“There Is A Unique Relationship Between Figural Imagery And Ideas In Hindu Art.”

by Deepika Ahlawat - Feb 9, 2018 02:00 PM +05:30 IST
“There Is A Unique Relationship Between Figural Imagery And Ideas In Hindu Art.”Dr Heather Elgood
  • In an interview with Swarajya, Dr Heather Elgood shares her views on how Asian art is collected, viewed, perceived and conserved across the globe.

Dr Heather Elgood is course director, Post-Graduate Diploma in Asian Art, Department of History, Art and Archaeology, School of Oriental and African Studies (SOAS), University of London. She was awarded an MBE in 2015 for “Services to Higher Education and the Arts”.

Dr Elgood’s course at SOAS is an object-based study of the arts of Asia, with students who come from diverse academic and professional backgrounds, getting access to reserve collections at the British Museum and the Victoria and Albert Museum.
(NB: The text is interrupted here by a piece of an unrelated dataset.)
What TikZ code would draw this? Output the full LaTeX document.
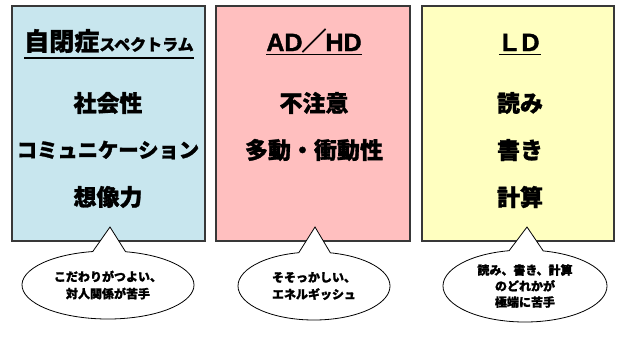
\documentclass[tikz,border=0pt]{standalone}
\usepackage{fontspec}
\setmainfont{Noto Sans CJK JP}[BoldFeatures={FakeBold=1.2}]
\newfontfamily\latinb{Liberation Sans}[BoldFeatures={FakeBold=1.5}]
\usetikzlibrary{shapes.callouts}
\definecolor{asdblue}{HTML}{C8E6EE}
\definecolor{adhdpink}{HTML}{FFBFBF}
\definecolor{ldyellow}{HTML}{FFFFC0}
\definecolor{edge}{HTML}{383838}
\newcommand{\lbox}[2]{\makebox[#1pt]{#2}}
\begin{document}
\begin{tikzpicture}[x=1pt,y=-1pt,
  panel/.style={draw=edge, line width=1.2pt, minimum height=235pt, inner sep=0pt},
  ttl/.style={inner sep=0pt, font=\bfseries},
  item/.style={inner sep=0pt, font=\fontsize{23}{23}\selectfont\bfseries},
  bubble/.style={ellipse callout, draw=black, line width=0.8pt, fill=white, align=center, inner sep=0pt, font=\fontsize{12}{17}\selectfont\bfseries},
  uline/.style={line width=1.5pt, black}]
\useasboundingbox (0,0) rectangle (621,349);
\fill[white] (0,0) rectangle (621,349);
% panels
\node[panel, fill=asdblue, minimum width=193pt] (p1) at (108.5,123.5) {};
\node[panel, fill=adhdpink, minimum width=194pt] (p2) at (313,123.5) {};
\node[panel, fill=ldyellow, minimum width=192pt] (p3) at (518,123.5) {};
% titles
\node[ttl, anchor=base] (t1) at (109,50.5) {\fontsize{25}{25}\selectfont 自閉症\fontsize{16}{16}\selectfont スペクトラム};
\draw[uline] ([yshift=-7.5pt]t1.base west) -- ([yshift=-7.5pt]t1.base east);
\node[ttl, anchor=base] (t2) at (314,51) {\fontsize{25}{25}\selectfont{\latinb AD}\hspace{-1pt}\raisebox{1pt}{／}\hspace{-1pt}{\latinb HD}};
\draw[uline] ([yshift=-3.5pt]t2.base west) -- ([yshift=-3.5pt]t2.base east);
\node[ttl, anchor=base] (t3) at (520,51) {\latinb\fontsize{25}{25}\selectfont\lbox{21}{L}\lbox{21}{D}};
\draw[uline] ([yshift=-3.5pt]t3.base west) -- ([yshift=-3.5pt]t3.base east);
% items
\node[item] (a1) at (108,103) {社会性};
\node[item, font=\fontsize{20.3}{20}\selectfont\bfseries] (a2) at (108,150) {コミュニケーション};
\node[item] (a3) at (108,197) {想像力};
\node[item] (b1) at (314,103) {不注意};
\node[item] (b2) at (314,150) {多動・衝動性};
\node[item] (c1) at (520,103) {読み};
\node[item] (c2) at (520,150) {書き};
\node[item] (c3) at (520,197) {計算};
% callouts
\node[bubble, minimum width=172pt, minimum height=68pt, callout pointer arc=22, callout absolute pointer={(110,227)}] (n1) at (108,285) {こだわりがつよい、\\対人関係が苦手};
\node[bubble, minimum width=152pt, minimum height=68pt, callout pointer arc=24, callout absolute pointer={(315,227)}] (n2) at (314,286) {そそっかしい、\\エネルギッシュ};
\node[bubble, minimum width=164pt, minimum height=72pt, callout pointer arc=24, callout absolute pointer={(527,227)}, font=\fontsize{12}{16}\selectfont\bfseries] (n3) at (525,286) {読み、書き、計算\\のどれかが\\極端に苦手};
\end{tikzpicture}
\end{document}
SOAS occupies a strange place in colonial and postcolonial spaces, having been established in 1916 with the purpose of studying the Empire to be able to govern it better. It has gradually become a site of postcolonial discourse that now seeks to decolonise histories of lands, objects, stories and people. Most recently, this debate occupied media attention in the United Kingdom, when students at SOAS asked for “white” philosophers like Plato, Kant and Descartes to be dropped from the university’s syllabi.

Dr Elgood’s course has created a postcolonial, highly international corpus of graduates, who now occupy influential positions in the art world. She plays a nodal role in how Asian art is collected, viewed, perceived and conserved across the globe.
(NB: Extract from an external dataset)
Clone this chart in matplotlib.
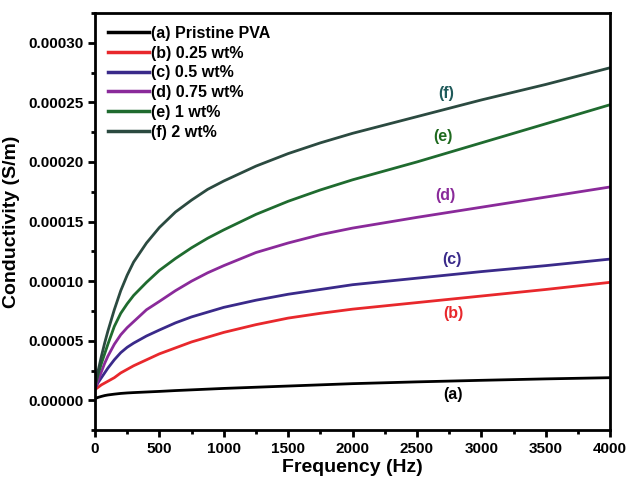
import numpy as np
import matplotlib
matplotlib.use("Agg")
import matplotlib.pyplot as plt
from matplotlib.ticker import MultipleLocator, FormatStrFormatter

plt.rcParams['font.family'] = ['Liberation Sans', 'DejaVu Sans']
plt.rcParams['font.weight'] = 'bold'

# frequency (Hz) and conductivity in units of 1e-5 S/m
freq = [0, 25, 50, 75, 100, 150, 200, 250, 300, 400, 500, 625, 750, 875, 1000,
        1250, 1500, 1750, 2000, 2500, 3000, 3500, 4000]
cond_a = [0.15, 0.25, 0.33, 0.40, 0.45, 0.52, 0.58, 0.62, 0.65, 0.70, 0.75, 0.82, 0.88, 0.94, 1.00,
          1.10, 1.20, 1.30, 1.40, 1.55, 1.68, 1.80, 1.90]
cond_b = [0.9, 1.1, 1.3, 1.45, 1.6, 1.9, 2.3, 2.6, 2.9, 3.4, 3.9, 4.4, 4.9, 5.3, 5.7,
          6.35, 6.9, 7.3, 7.65, 8.2, 8.75, 9.3, 9.9]
cond_c = [1.0, 1.5, 1.9, 2.3, 2.7, 3.4, 4.0, 4.45, 4.8, 5.4, 5.9, 6.5, 7.0, 7.4, 7.8,
          8.4, 8.9, 9.3, 9.7, 10.25, 10.8, 11.3, 11.85]
cond_d = [1.0, 1.7, 2.4, 3.1, 3.7, 4.7, 5.5, 6.1, 6.6, 7.6, 8.3, 9.2, 10.0, 10.7, 11.3,
          12.4, 13.2, 13.9, 14.45, 15.35, 16.2, 17.05, 17.9]
cond_e = [1.2, 2.2, 3.1, 3.9, 4.7, 6.2, 7.3, 8.1, 8.8, 9.9, 10.9, 11.9, 12.8, 13.6, 14.3,
          15.6, 16.7, 17.65, 18.5, 20.0, 21.6, 23.2, 24.8]
cond_f = [1.2, 2.5, 3.7, 4.8, 5.8, 7.6, 9.2, 10.5, 11.6, 13.2, 14.5, 15.8, 16.8, 17.7, 18.4,
          19.65, 20.7, 21.6, 22.4, 23.8, 25.2, 26.5, 27.9]

labels = ["(a) Pristine PVA", "(b) 0.25 wt%", "(c) 0.5 wt%", "(d) 0.75 wt%", "(e) 1 wt%", "(f) 2 wt%"]
colors = ["#000000", "#e8282c", "#3a2a8a", "#8a2a9a", "#1f6b2f", "#2b4a40"]
tags = ["(a)", "(b)", "(c)", "(d)", "(e)", "(f)"]
tag_colors = ["#000000", "#e8282c", "#3a2a8a", "#8a2a9a", "#1f6a1f", "#1f5a5a"]
tag_x = [2780, 2780, 2770, 2720, 2700, 2730]
tag_y = [0.5, 7.3, 11.8, 17.2, 22.1, 25.7]

series = [cond_a, cond_b, cond_c, cond_d, cond_e, cond_f]

fig = plt.figure(figsize=(6.29, 4.79), dpi=100)
ax = fig.add_axes([0.151, 0.102, 0.819, 0.871])

for s, lab, c in zip(series, labels, colors):
    ax.plot(freq, np.array(s) * 1e-5, color=c, lw=2.0, label=lab)

for t, c, x, y in zip(tags, tag_colors, tag_x, tag_y):
    ax.text(x, y * 1e-5, t, color=c, fontsize=11.5, fontweight='bold',
            ha='center', va='center')

ax.set_xlim(0, 4000)
ax.set_ylim(-0.000025, 0.000325)
ax.xaxis.set_major_locator(MultipleLocator(500))
ax.xaxis.set_minor_locator(MultipleLocator(250))
ax.yaxis.set_major_locator(MultipleLocator(0.00005))
ax.yaxis.set_minor_locator(MultipleLocator(0.000025))
ax.yaxis.set_major_formatter(FormatStrFormatter('%.5f'))

for sp in ax.spines.values():
    sp.set_linewidth(2.0)
ax.tick_params(which='major', length=5, width=2, labelsize=11)
ax.tick_params(which='minor', length=3, width=2)
for lab in ax.get_xticklabels() + ax.get_yticklabels():
    lab.set_fontweight('bold')

ax.set_xlabel("Frequency (Hz)", fontsize=14, fontweight='bold', labelpad=2)
ax.set_ylabel("Conductivity (S/m)", fontsize=14, fontweight='bold', labelpad=6)

leg = ax.legend(loc='upper left', frameon=False, fontsize=11.5, handlelength=2.6,
                handletextpad=0.1, labelspacing=0.3, borderaxespad=0.4,
                bbox_to_anchor=(0.0, 1.0))
for t in leg.get_texts():
    t.set_fontweight('bold')
for l in leg.get_lines():
    l.set_linewidth(2.5)

fig.savefig("out.png", dpi=100)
In conversation with Deepika Ahlawat, she shares her views on the subject. Excerpts:

How would you describe the work you do?

I work at SOAS, University of London. I am Course Director of the Postgraduate Diploma in Asian art. I am also a specialist and lecture on Indian temples, sculpture and manuscript painting.
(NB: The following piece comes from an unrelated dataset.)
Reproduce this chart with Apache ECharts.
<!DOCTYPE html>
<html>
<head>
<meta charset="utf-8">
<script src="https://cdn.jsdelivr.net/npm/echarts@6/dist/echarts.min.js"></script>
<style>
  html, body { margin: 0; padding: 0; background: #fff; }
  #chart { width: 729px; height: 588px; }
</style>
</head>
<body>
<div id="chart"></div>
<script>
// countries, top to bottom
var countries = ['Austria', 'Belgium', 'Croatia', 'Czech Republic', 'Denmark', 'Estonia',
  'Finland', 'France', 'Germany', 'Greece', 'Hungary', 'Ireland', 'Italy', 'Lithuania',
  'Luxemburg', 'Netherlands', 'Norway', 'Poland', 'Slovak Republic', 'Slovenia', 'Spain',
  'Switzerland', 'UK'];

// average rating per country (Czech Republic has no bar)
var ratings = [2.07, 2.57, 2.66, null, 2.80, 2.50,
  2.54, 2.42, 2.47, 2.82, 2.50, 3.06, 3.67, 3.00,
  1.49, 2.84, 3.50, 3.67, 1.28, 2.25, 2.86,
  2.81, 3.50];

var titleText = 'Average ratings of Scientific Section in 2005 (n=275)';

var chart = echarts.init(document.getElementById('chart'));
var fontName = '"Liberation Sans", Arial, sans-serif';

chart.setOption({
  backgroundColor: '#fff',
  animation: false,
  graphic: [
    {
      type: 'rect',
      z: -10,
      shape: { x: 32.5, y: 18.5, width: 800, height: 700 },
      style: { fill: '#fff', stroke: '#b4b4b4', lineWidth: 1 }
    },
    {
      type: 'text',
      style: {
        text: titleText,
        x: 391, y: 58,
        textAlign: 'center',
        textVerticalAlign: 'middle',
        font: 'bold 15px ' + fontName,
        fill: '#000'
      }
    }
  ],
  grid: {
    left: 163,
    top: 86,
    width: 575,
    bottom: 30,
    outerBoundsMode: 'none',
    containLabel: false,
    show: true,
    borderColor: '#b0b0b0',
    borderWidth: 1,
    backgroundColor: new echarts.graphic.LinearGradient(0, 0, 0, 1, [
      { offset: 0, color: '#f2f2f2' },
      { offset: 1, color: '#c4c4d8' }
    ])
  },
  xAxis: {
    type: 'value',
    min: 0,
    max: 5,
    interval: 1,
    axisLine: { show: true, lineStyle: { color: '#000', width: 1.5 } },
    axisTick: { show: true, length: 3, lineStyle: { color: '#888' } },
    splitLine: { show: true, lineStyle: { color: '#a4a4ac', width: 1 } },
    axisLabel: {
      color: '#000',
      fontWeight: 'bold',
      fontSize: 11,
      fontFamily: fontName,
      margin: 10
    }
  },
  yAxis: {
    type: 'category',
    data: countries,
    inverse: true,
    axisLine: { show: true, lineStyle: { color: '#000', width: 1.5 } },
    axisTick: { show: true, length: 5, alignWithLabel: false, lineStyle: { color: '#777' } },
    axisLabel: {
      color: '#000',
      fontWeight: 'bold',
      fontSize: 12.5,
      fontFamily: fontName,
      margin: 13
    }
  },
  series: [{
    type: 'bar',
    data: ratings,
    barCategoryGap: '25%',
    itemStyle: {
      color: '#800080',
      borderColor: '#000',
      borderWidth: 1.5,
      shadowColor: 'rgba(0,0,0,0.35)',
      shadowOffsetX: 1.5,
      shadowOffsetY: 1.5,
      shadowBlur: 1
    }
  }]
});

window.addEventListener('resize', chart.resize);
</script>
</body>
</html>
What got you interested in art, particularly, Indian art?

I started with an interest in painted manuscripts. This led me to study Mughal painting and to visit India to study the collections and libraries in the research for PhD. From this exposure to India, I grew to love and be fascinated by the culture and the religious art and architecture. It is rare to find a culture where there is, still, a living relevance of mythology and iconography. There is a unique relationship between figural imagery and ideas in Hindu art. This has fascinated me and made the study infinitely enriching.

What are the opportunities and challenges for Indian art, now and in the near future?

There is a growing interest in contemporary art, which has, in my view, sidetracked the study of the ancient art and architecture of India. It is not only simpler but more commercially viable to trade in contemporary art in modern India. This is disappointing and will prevent the continuance of live craft traditions seen in block printing and other areas of the craft. I hope that India supports its museums as a vital part of its heritage and with respect for its history and cultural identity.

Would you describe art/heritage as a public or private matter?

I think art/heritage has, in the past, been both. It was a matter of intimate royal or court patronage in the context of the Indian rulers; however, it has also been of public concern in the construction and worship of lay devotees in the great temples of India. Art/heritage should continue to act in both a public and private capacity. Its purpose in the past was efficacious with a direct relationship with ritual practice in the context of the temple, and a private intimate art in the Hindu illustrated texts. The idea of art as decorative is a recent phenomenon in interior design or in the public municipal architectural sense.

What is your favourite piece/object from your collections/studies and why?

This is one of the large panels of cave three at Badami in Karnataka. This iconographic programme consists of a number of gigantic scenes showing forms of Vishnu. One of these is an impressive figure of the avatar – Vamana, the dwarf. It shows the full, fleshy rounded forms derived from the early Gupta classical style. The panel reveals a vital group of figures emerging from the rock face. It also tells a story with remarkable attention to detail.

Vishnu as Vamana, The Dwarf Avatar
Vishnu as Vamana, The Dwarf Avatar

It is full of imminent movement and Vishnu striding forth as the dwarf becomes a giant as his footstep towers above the secular figures beneath him. This sculpture emanates power, not only on a human muscular level, but also can be read for its symbolic iconography. It is done at a time when the figures of the deities are depicted with a degree of realism before the ninth century-eleventh century in North India, when they become stylised and more abstracted.